Y me digo que ésta podría ser también la imagen de nuestro Dios. Por lo menos es esta la imagen que a mí me sugiere la lectura del profeta Oseas en esta solemnidad del Sagrado Corazón: «Yo mismo he enseñado a mi pueblo a caminar, lo cogía y alzaba en brazos, lo llevaba suavemente, lo amaba con lazos de amor, me lo acercaba a la cara, me inclinaba para darle alimento. Se me revuelve el corazón, se me conmueven las entrañas…»

«Me inclinaba para darle alimento». Es lo que hace una madre con su hijo. Goza con su hijo ese tiempo cuando le da la comida para alimentarlo. También la madre alimenta a su vez, su amor de madre, despierta más su sentimiento materno. Lo pasa bien con el hijo.

¡Como no pensar que Dios lo pasa bien dándonos el sol de cada día, cuando despierta la belleza de la creación, y trae la sucesión de las horas y de las estaciones para que la tierra produzca frutos. Es el amor lo que hace inclinar a Dios hacia nosotros, para darnos alimento. Es un amor materno.

Un Dios que se inclina para coger con amor al hijo, para enseñarle los caminos de este mundo lleno de belleza; un Dios que quiere abrazar al hijo, que le besa; pero se encuentra con un hijo que rechaza este beso de amor. Un hijo que rechaza el amor de una madre.

¿Qué piensa la madre? ¿qué puede hacer una madre? Lo que inventa el amor. Porque la madre es toda amor. Y el amor siempre abre un camino nuevo. El hijo rechaza el beso de la madre. Y la madre inventa un beso más profundo. Un beso en el corazón, para dejar allí impreso para siempre la huella de amor. La huella de un corazón que es todo amor.

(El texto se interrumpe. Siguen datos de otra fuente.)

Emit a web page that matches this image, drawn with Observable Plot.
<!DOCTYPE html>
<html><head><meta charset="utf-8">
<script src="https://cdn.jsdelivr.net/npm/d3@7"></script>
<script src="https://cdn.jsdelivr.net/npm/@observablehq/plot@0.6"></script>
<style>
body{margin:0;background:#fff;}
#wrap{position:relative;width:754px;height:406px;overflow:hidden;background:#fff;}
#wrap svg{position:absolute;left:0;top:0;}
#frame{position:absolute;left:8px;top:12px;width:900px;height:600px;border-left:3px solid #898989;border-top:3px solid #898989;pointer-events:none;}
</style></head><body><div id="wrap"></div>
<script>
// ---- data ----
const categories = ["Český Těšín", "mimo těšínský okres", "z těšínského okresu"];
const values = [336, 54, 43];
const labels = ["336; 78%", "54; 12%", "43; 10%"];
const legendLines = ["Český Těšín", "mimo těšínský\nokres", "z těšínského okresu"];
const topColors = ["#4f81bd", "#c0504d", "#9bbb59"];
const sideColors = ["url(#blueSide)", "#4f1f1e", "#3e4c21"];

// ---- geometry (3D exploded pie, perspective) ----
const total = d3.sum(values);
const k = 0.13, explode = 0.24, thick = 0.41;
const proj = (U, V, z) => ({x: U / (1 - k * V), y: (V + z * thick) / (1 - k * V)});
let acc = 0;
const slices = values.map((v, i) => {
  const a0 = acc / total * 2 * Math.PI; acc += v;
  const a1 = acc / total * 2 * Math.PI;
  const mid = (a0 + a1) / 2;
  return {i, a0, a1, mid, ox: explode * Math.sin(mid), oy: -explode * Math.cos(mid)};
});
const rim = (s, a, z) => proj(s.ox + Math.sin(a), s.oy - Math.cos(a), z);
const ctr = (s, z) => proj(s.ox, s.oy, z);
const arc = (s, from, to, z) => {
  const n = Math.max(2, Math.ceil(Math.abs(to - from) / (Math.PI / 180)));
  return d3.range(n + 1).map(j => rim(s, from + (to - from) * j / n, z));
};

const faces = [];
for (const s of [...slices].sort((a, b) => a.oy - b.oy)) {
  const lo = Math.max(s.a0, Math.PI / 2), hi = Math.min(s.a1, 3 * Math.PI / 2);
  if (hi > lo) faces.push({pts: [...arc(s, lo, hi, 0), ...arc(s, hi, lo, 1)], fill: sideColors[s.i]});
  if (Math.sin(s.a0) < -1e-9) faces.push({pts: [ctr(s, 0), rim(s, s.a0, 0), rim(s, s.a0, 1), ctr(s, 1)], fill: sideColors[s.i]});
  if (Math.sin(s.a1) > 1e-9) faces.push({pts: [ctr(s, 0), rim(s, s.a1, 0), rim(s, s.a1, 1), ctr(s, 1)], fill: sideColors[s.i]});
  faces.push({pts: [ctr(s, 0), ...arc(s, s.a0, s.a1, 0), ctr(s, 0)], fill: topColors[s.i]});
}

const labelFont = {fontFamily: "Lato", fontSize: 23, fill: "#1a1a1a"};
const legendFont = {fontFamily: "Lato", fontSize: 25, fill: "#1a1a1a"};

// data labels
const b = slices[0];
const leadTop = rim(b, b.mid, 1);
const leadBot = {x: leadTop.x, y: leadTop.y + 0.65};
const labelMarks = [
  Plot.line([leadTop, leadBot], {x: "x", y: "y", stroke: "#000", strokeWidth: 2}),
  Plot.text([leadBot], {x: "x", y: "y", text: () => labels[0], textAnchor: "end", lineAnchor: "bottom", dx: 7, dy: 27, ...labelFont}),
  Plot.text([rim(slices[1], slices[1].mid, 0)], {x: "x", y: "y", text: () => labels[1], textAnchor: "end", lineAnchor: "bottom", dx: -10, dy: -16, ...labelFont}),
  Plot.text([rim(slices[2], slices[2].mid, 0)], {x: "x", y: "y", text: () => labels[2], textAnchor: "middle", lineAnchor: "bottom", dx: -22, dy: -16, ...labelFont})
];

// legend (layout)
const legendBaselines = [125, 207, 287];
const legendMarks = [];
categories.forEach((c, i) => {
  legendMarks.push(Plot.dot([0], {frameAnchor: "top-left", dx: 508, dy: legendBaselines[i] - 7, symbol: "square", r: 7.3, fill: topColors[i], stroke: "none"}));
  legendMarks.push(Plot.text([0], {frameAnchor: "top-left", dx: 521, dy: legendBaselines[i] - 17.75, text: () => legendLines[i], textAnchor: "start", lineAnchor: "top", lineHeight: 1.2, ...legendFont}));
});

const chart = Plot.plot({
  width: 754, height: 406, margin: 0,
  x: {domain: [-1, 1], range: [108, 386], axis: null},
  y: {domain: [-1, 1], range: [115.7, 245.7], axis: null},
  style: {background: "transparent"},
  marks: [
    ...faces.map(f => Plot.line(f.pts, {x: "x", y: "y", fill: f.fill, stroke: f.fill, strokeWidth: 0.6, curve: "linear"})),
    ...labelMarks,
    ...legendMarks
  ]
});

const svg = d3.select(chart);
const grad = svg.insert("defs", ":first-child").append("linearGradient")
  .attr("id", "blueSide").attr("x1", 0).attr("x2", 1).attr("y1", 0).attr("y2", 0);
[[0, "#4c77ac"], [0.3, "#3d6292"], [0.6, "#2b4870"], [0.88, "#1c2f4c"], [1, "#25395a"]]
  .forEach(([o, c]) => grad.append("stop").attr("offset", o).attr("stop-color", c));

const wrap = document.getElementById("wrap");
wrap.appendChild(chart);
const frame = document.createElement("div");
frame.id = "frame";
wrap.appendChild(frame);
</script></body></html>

Esta madre, este Dios, tiene el corazón conmocionado, tiene inflamadas las entrañas. No puede venir con amenazas. Viene con amor. Y este amor divino, se rebaja, se humilla, hasta la muerte, hasta la nada —abandonado de Dios y de los hombres. Nunca meditaremos lo suficiente este amor «loco» o «necio» de Dios. Es el amor de una madre, que siempre espera el resquicio del corazón del hijo para adentrarse hasta sus entrañas y tocar su más profunda intimidad.

Dios nos coge, no por los brazos, sino por el corazón para acercarnos a su corazón, mejilla con mejilla. Es el beso entrañable de la boca divina. ¡Quien pudiera responder con el grito de la amada del Cantar: «que me bese con besos de su boca!»

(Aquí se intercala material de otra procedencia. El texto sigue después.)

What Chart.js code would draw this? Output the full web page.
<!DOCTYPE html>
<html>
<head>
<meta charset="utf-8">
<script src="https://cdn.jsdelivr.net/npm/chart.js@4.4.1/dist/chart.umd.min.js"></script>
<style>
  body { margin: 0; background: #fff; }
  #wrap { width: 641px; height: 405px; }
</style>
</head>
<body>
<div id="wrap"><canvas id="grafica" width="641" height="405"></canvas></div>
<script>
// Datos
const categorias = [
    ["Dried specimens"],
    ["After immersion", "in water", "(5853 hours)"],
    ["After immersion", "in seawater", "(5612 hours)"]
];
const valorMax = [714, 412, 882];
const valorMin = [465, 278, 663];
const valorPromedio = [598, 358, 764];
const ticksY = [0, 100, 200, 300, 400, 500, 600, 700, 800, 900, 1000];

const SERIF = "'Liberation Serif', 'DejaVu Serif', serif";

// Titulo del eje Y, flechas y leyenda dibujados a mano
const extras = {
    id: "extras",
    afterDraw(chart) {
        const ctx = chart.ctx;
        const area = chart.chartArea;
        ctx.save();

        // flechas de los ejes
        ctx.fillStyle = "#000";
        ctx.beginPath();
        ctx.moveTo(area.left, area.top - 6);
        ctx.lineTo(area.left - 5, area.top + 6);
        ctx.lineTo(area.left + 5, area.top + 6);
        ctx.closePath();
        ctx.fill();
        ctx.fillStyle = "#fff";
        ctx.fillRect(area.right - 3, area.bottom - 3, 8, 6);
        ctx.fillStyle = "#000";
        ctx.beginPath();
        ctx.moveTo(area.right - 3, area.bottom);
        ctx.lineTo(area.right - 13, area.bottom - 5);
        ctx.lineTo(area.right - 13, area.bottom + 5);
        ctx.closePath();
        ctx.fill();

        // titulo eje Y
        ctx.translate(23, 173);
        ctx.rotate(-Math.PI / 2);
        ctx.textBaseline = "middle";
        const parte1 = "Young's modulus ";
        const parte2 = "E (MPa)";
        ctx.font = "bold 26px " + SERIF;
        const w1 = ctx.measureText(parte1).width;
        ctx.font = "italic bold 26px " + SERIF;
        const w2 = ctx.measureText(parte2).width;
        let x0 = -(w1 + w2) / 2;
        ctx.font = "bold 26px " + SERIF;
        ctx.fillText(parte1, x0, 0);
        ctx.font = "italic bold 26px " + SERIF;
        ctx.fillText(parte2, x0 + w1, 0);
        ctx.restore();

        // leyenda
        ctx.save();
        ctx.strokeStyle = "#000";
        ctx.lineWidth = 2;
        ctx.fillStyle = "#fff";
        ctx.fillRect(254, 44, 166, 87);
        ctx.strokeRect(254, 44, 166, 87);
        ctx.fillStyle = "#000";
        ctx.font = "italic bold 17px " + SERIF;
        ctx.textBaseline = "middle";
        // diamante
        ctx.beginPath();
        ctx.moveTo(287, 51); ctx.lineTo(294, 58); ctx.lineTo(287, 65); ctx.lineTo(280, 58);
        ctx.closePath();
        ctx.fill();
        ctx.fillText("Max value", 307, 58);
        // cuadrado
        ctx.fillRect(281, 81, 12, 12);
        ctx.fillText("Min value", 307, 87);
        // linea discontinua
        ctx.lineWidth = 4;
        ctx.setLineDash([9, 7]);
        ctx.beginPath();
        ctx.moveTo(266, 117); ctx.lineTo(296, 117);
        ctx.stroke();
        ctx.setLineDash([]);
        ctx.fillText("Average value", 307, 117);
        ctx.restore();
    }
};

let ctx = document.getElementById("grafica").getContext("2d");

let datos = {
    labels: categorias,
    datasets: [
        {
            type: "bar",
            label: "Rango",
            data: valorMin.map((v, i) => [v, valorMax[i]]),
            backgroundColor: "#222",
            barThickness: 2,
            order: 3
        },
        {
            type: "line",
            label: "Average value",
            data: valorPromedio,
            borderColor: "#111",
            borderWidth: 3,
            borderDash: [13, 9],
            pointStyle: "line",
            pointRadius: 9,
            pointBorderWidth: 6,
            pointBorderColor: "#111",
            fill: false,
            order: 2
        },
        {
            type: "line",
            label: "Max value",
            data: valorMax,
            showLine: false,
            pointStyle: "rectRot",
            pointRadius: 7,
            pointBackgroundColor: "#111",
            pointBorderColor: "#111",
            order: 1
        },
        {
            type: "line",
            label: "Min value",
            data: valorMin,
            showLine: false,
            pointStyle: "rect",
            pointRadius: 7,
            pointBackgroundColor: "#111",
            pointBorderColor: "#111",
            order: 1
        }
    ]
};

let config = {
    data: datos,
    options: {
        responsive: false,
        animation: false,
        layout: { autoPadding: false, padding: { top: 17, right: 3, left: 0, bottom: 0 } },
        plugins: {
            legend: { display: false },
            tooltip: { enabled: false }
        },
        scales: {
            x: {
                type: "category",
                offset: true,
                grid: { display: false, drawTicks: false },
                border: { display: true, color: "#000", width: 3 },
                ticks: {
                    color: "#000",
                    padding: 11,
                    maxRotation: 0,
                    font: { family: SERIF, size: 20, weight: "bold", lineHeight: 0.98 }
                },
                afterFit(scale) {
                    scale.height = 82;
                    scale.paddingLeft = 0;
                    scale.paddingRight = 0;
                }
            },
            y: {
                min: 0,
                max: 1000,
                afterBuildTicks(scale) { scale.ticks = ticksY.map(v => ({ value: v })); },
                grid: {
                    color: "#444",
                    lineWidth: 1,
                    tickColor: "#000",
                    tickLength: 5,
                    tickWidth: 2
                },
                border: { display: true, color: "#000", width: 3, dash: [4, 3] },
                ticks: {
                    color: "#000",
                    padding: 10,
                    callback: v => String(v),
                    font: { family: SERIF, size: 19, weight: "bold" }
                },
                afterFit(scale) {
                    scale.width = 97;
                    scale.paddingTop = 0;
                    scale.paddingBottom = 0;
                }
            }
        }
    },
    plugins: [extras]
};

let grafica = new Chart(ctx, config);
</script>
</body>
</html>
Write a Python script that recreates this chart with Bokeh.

Somos uno para el otro. El corazón de Dios es para ti, criatura amada por él, como no puedes imaginar. Tu corazón de criatura es para Dios. Y la gran capacidad de tu vida la tienes en el corazón. En él tienes un tesoro de humanidad. Este Dios que te enseña a caminar, que te arrastra con lazos de amor es aquel a quien contemplas en la cruz. Tu Dios amante, todo entero sin un hueso roto. Solo roto el corazón de donde brota sangre y agua. De un corazón ya vacío, porque ha derramado toda su energía de amor. De un corazón que ha amado tanto que se ha vaciado y en su vacío espera una nueva palabra: la palabra del hombre nuevo.

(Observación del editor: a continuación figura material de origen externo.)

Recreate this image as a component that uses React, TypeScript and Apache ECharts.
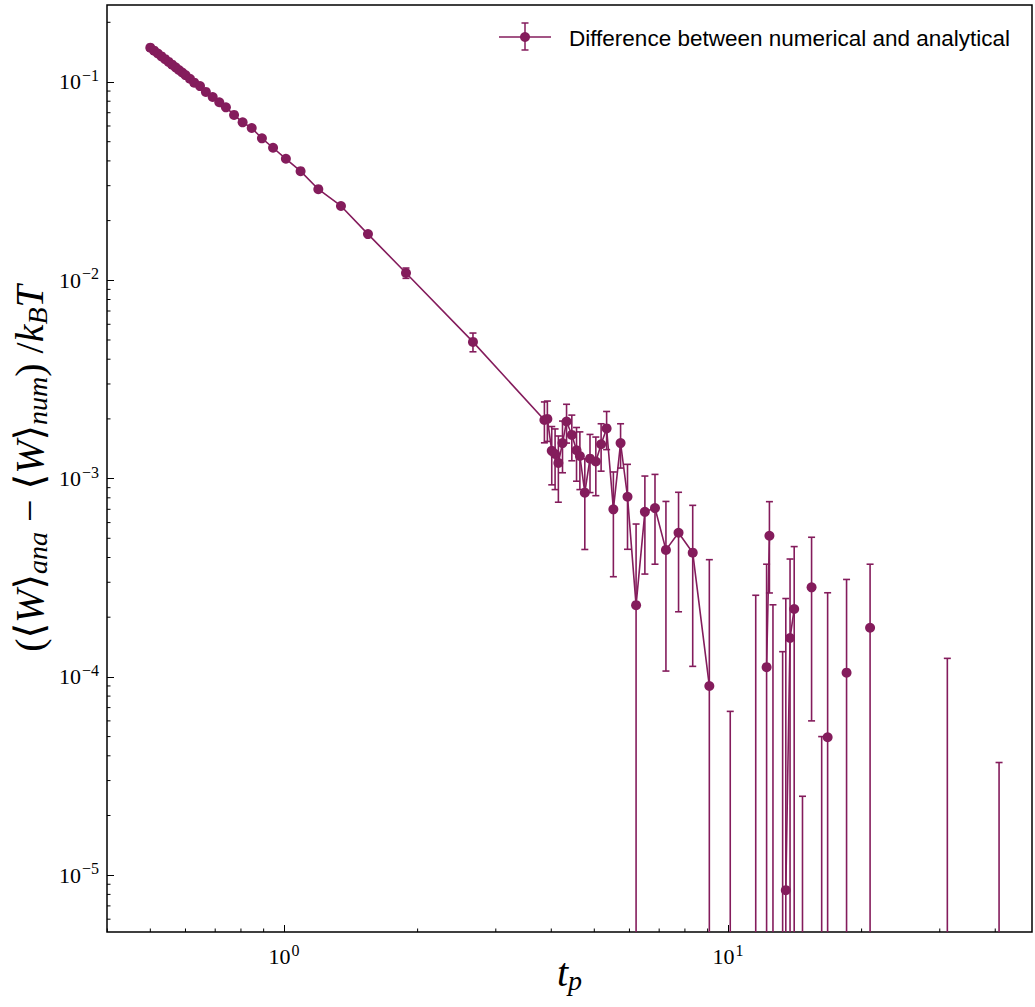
import React, { useEffect, useRef } from "react";
import * as echarts from "echarts";

// ---------- data ----------
const tp = [
  0.5, 0.51, 0.52, 0.53, 0.54, 0.55, 0.56, 0.57, 0.58, 0.59, 0.6,
  0.614, 0.628, 0.647, 0.667, 0.691, 0.715, 0.74, 0.772, 0.807, 0.846, 0.892, 0.945, 1.01, 1.09, 1.195, 1.344, 1.546, 1.883, 2.665,
  3.86, 3.92, 4.01, 4.08, 4.15, 4.24, 4.33, 4.45, 4.56, 4.64, 4.76, 4.89, 5.04, 5.18, 5.33, 5.52, 5.73, 5.94, 6.21, 6.5, 6.85, 7.25, 7.74, 8.33, 9.08,
  10.12, 11.55, 12.22, 12.4, 12.63, 13.28, 13.5, 13.8, 14.1, 14.72, 15.43, 16.26, 16.77, 17.6, 18.5, 19.7, 20.9, 31.2, 40.8,
];

const wDiff = [
  0.149, 0.1439, 0.1392, 0.1346, 0.1303, 0.1262, 0.1223, 0.1186, 0.115, 0.1116, 0.1084,
  0.1038, 0.0992, 0.0954, 0.0891, 0.084, 0.079, 0.0745, 0.0682, 0.0626, 0.0586, 0.052, 0.0466, 0.041, 0.0355, 0.0288, 0.0237, 0.0171, 0.01088, 0.00489,
  1.975e-3, 2.0e-3, 1.38e-3, 1.33e-3, 1.2e-3, 1.51e-3, 1.94e-3, 1.66e-3, 1.39e-3, 1.3e-3, 8.49e-4, 1.26e-3, 1.22e-3, 1.49e-3, 1.79e-3, 7.0e-4, 1.51e-3, 8.1e-4, 2.3e-4, 6.8e-4, 7.1e-4, 4.37e-4, 5.33e-4, 4.23e-4, 9.0e-5,
  -2.13e-4, -7e-6, 1.12e-4, 5.15e-4, -1.9e-5, -1.11e-4, 8.4e-6, 1.57e-4, 2.2e-4, -2.05e-4, 2.83e-4, -1.7e-4, 4.96e-5, -3.0e-4, 1.05e-4, -2.5e-4, 1.77e-4, -3.6e-5, -1.03e-4,
];

const wErr = [
  0.00018, 0.00019, 0.0002, 0.0002, 0.00021, 0.00021, 0.00022, 0.00022, 0.00023, 0.00023, 0.00024,
  0.00024, 0.00025, 0.00025, 0.00026, 0.00027, 0.00027, 0.00028, 0.00029, 0.0003, 0.0003, 0.00031, 0.00032, 0.00033, 0.00035, 0.00037, 0.0004, 0.0004, 0.00065, 0.00053,
  0.00046, 0.00046, 0.00045, 0.00045, 0.00044, 0.00044, 0.00043, 0.00043, 0.00042, 0.00042, 0.00041, 0.00041, 0.0004, 0.0004, 0.00039, 0.00038, 0.00038, 0.00037, 0.00036, 0.00035, 0.00034, 0.00033, 0.00032, 0.00031, 0.0003,
  0.00028, 0.000265, 0.000258, 0.00025, 0.00025, 0.000245, 0.00024, 0.000236, 0.000234, 0.00023, 0.000223, 0.00022, 0.000216, 0.00021, 0.000205, 0.0002, 0.000193, 0.00016, 0.00014,
];

const xTickExponents = [0, 1];
const yTickExponents = [-5, -4, -3, -2, -1];
const minorMultipliers = [2, 3, 4, 5, 6, 7, 8, 9];
const xMinorDecades = [-1, 0, 1];
const yMinorDecades = [-6, -5, -4, -3, -2, -1];
const LEGEND_LABEL = "Difference between numerical and analytical";

// ---------- style ----------
const COLOR = "#841c5c";
const MATH_FONT = "'Liberation Serif', 'DejaVu Serif', serif";
const SANS_FONT = "'Liberation Sans', 'DejaVu Sans', sans-serif";
const X_MIN = 0.3994;
const X_MAX = 48.4;
const Y_MIN = 5.17e-6;
const Y_MAX = 0.2445;

function expLabel(v: number, allowed: number[]) {
  const e = Math.round(Math.log10(v));
  if (Math.abs(Math.log10(v) - e) > 1e-6 || !allowed.includes(e)) return "";
  const sup = (e < 0 ? "\u2212" : "") + Math.abs(e);
  return `{b|10}{s|${sup}}`;
}

const tickRich = {
  b: { fontFamily: MATH_FONT, fontSize: 22, color: "#000" },
  s: { fontFamily: MATH_FONT, fontSize: 16, color: "#000", padding: [0, 0, 13, 1] },
};

export default function App() {
  const ref = useRef<HTMLDivElement>(null);

  useEffect(() => {
    if (!ref.current) return;
    const chart = echarts.init(ref.current, undefined, { renderer: "svg" });

    const xMinor: number[] = [];
    xMinorDecades.forEach((d) =>
      minorMultipliers.forEach((m) => {
        const v = m * Math.pow(10, d);
        if (v > X_MIN && v < X_MAX) xMinor.push(v);
      })
    );
    const yMinor: number[] = [];
    yMinorDecades.forEach((d) =>
      minorMultipliers.forEach((m) => {
        const v = m * Math.pow(10, d);
        if (v > Y_MIN && v < Y_MAX) yMinor.push(v);
      })
    );

    const lineData = tp.map((t, i) => [t, wDiff[i] > 0 ? wDiff[i] : "-"]);
    const errData = tp.map((t, i) => [t, wDiff[i], wErr[i]]);

    const option: any = {
      animation: false,
      grid: {
        left: 107,
        top: 5,
        width: 925,
        height: 927,
        show: true,
        borderColor: "#000",
        borderWidth: 1.5,
        backgroundColor: "transparent",
        outerBoundsMode: "none",
        containLabel: false,
      },
      xAxis: {
        type: "log",
        logBase: 10,
        min: X_MIN,
        max: X_MAX,
        axisLine: { show: false },
        axisTick: { show: true, inside: true, length: 7, lineStyle: { color: "#000", width: 1 } },
        splitLine: { show: false },
        axisLabel: {
          showMinLabel: false,
          showMaxLabel: false,
          margin: 10,
          formatter: (v: number) => expLabel(v, xTickExponents),
          rich: tickRich,
        },
        name: "{i|t}{sb|p}",
        nameLocation: "middle",
        nameMoveOverlap: false,
        nameGap: 18,
        nameTextStyle: {
          rich: {
            i: { fontFamily: MATH_FONT, fontSize: 40, fontStyle: "italic", color: "#000" },
            sb: { fontFamily: MATH_FONT, fontSize: 28, fontStyle: "italic", color: "#000", padding: [16, 0, 0, 0] },
          },
        },
      },
      yAxis: {
        type: "log",
        logBase: 10,
        min: Y_MIN,
        max: Y_MAX,
        axisLine: { show: false },
        axisTick: { show: true, inside: true, length: 7, lineStyle: { color: "#000", width: 1 } },
        splitLine: { show: false },
        axisLabel: {
          showMinLabel: false,
          showMaxLabel: false,
          margin: 8,
          formatter: (v: number) => expLabel(v, yTickExponents),
          rich: tickRich,
        },
        name:
          "{n|(\u27E8}{i|W}{n|\u27E9}{sb|ana}{n| \u2212 \u27E8}{i|W}{n|\u27E9}{sb|num}{n|) /}{i|k}{sb|B}{i|T}",
        nameLocation: "middle",
        nameMoveOverlap: false,
        nameRotate: 90,
        nameGap: 56,
        nameTextStyle: {
          rich: {
            n: { fontFamily: MATH_FONT, fontSize: 40, color: "#000" },
            i: { fontFamily: MATH_FONT, fontSize: 40, fontStyle: "italic", color: "#000" },
            sb: { fontFamily: MATH_FONT, fontSize: 28, fontStyle: "italic", color: "#000", padding: [16, 0, 0, 0] },
          },
        },
      },
      graphic: [
        {
          type: "group",
          silent: true,
          children: [
            { type: "line", shape: { x1: 499, y1: 37, x2: 551, y2: 37 }, style: { stroke: COLOR, lineWidth: 1.5 } },
            { type: "line", shape: { x1: 525, y1: 23, x2: 525, y2: 50 }, style: { stroke: COLOR, lineWidth: 1.5 } },
            { type: "line", shape: { x1: 521.5, y1: 23, x2: 528.5, y2: 23 }, style: { stroke: COLOR, lineWidth: 1.5 } },
            { type: "line", shape: { x1: 521.5, y1: 50, x2: 528.5, y2: 50 }, style: { stroke: COLOR, lineWidth: 1.5 } },
            { type: "circle", shape: { cx: 525, cy: 37, r: 5 }, style: { fill: COLOR } },
            {
              type: "text",
              x: 569,
              y: 38,
              style: {
                text: LEGEND_LABEL,
                fontFamily: SANS_FONT,
                fontSize: 22.5,
                fill: "#000",
                verticalAlign: "middle",
                align: "left",
              },
            },
          ],
        },
      ],
      series: [
        {
          type: "custom",
          name: "errorbars",
          clip: true,
          silent: true,
          encode: { x: 0, y: 1 },
          data: errData,
          renderItem: (params: any, api: any) => {
            const t = api.value(0);
            const y = api.value(1);
            const e = api.value(2);
            const hi = y + e;
            const lo = y - e;
            if (!(hi > 0)) return null;
            const cs = params.coordSys;
            const bottom = cs.y + cs.height;
            const pHi = api.coord([t, hi]);
            const x = pHi[0];
            const yHi = pHi[1];
            const yLo = lo > 0 ? api.coord([t, lo])[1] : bottom + 3;
            const st = { stroke: COLOR, lineWidth: 1.6 };
            const children: any[] = [
              { type: "line", shape: { x1: x, y1: yHi, x2: x, y2: Math.min(yLo, bottom + 3) }, style: st },
              { type: "line", shape: { x1: x - 3.5, y1: yHi, x2: x + 3.5, y2: yHi }, style: st },
            ];
            if (lo > 0 && yLo < bottom) {
              children.push({ type: "line", shape: { x1: x - 3.5, y1: yLo, x2: x + 3.5, y2: yLo }, style: st });
            }
            return { type: "group", children };
          },
          z: 2,
        },
        {
          type: "line",
          name: "diff",
          data: lineData,
          connectNulls: false,
          symbol: "circle",
          symbolSize: 10,
          showSymbol: true,
          itemStyle: { color: COLOR },
          lineStyle: { color: COLOR, width: 1.6 },
          emphasis: { disabled: true },
          silent: true,
          z: 3,
        },
        {
          type: "custom",
          name: "xMinorTicks",
          silent: true,
          clip: false,
          encode: { x: 0 },
          data: xMinor.map((v) => [v, Y_MAX]),
          renderItem: (params: any, api: any) => {
            const cs = params.coordSys;
            const x = api.coord([api.value(0), Y_MAX])[0];
            const b = cs.y + cs.height;
            return { type: "line", shape: { x1: x, y1: b, x2: x, y2: b - 3.5 }, style: { stroke: "#000", lineWidth: 1 } };
          },
          z: 1,
        },
        {
          type: "custom",
          name: "yMinorTicks",
          silent: true,
          clip: false,
          encode: { x: 1, y: 0 },
          data: yMinor.map((v) => [v, X_MAX]),
          renderItem: (params: any, api: any) => {
            const cs = params.coordSys;
            const y = api.coord([X_MAX, api.value(0)])[1];
            const l = cs.x;
            return { type: "line", shape: { x1: l, y1: y, x2: l + 3.5, y2: y }, style: { stroke: "#000", lineWidth: 1 } };
          },
          z: 1,
        },
      ],
    };

    chart.setOption(option);
    return () => chart.dispose();
  }, []);

  return (
    <div
      ref={ref}
      style={{ position: "fixed", left: 0, top: 0, width: 1035, height: 1007, background: "#fff" }}
    />
  );
}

Esta palabra del hombre nuevo está en un corazón nuevo. Este corazón nuevo es el tuyo cristiano, hombre o mujer, monje, monja, laico, religioso… A ti, a mi, a cada uno de nosotros se nos ha concedido está gracia de la que habla Pablo: «la riqueza insondable del Cristo». Esta riqueza es el amor, es el corazón.

«Que Cristo habite por la fe en vuestros corazones»; que el amor sea vuestra raíz y vuestro cimiento… y «esta presencia nos da capacidad de abarcar lo ancho, lo largo y lo alto y lo profundo del misterio de Dios y del misterio del hombre». Que en su realidad más auténtica es un misterio de amor.

Contemplando este Cristo en la Cruz, ¿no se te revuelve el corazón?, ¿no se te conmueven las entrañas? Pues grítale en tu corazón con un vivísimo deseo a esta madre divina entrañable: «¡Qué me bese con un beso de su boca!»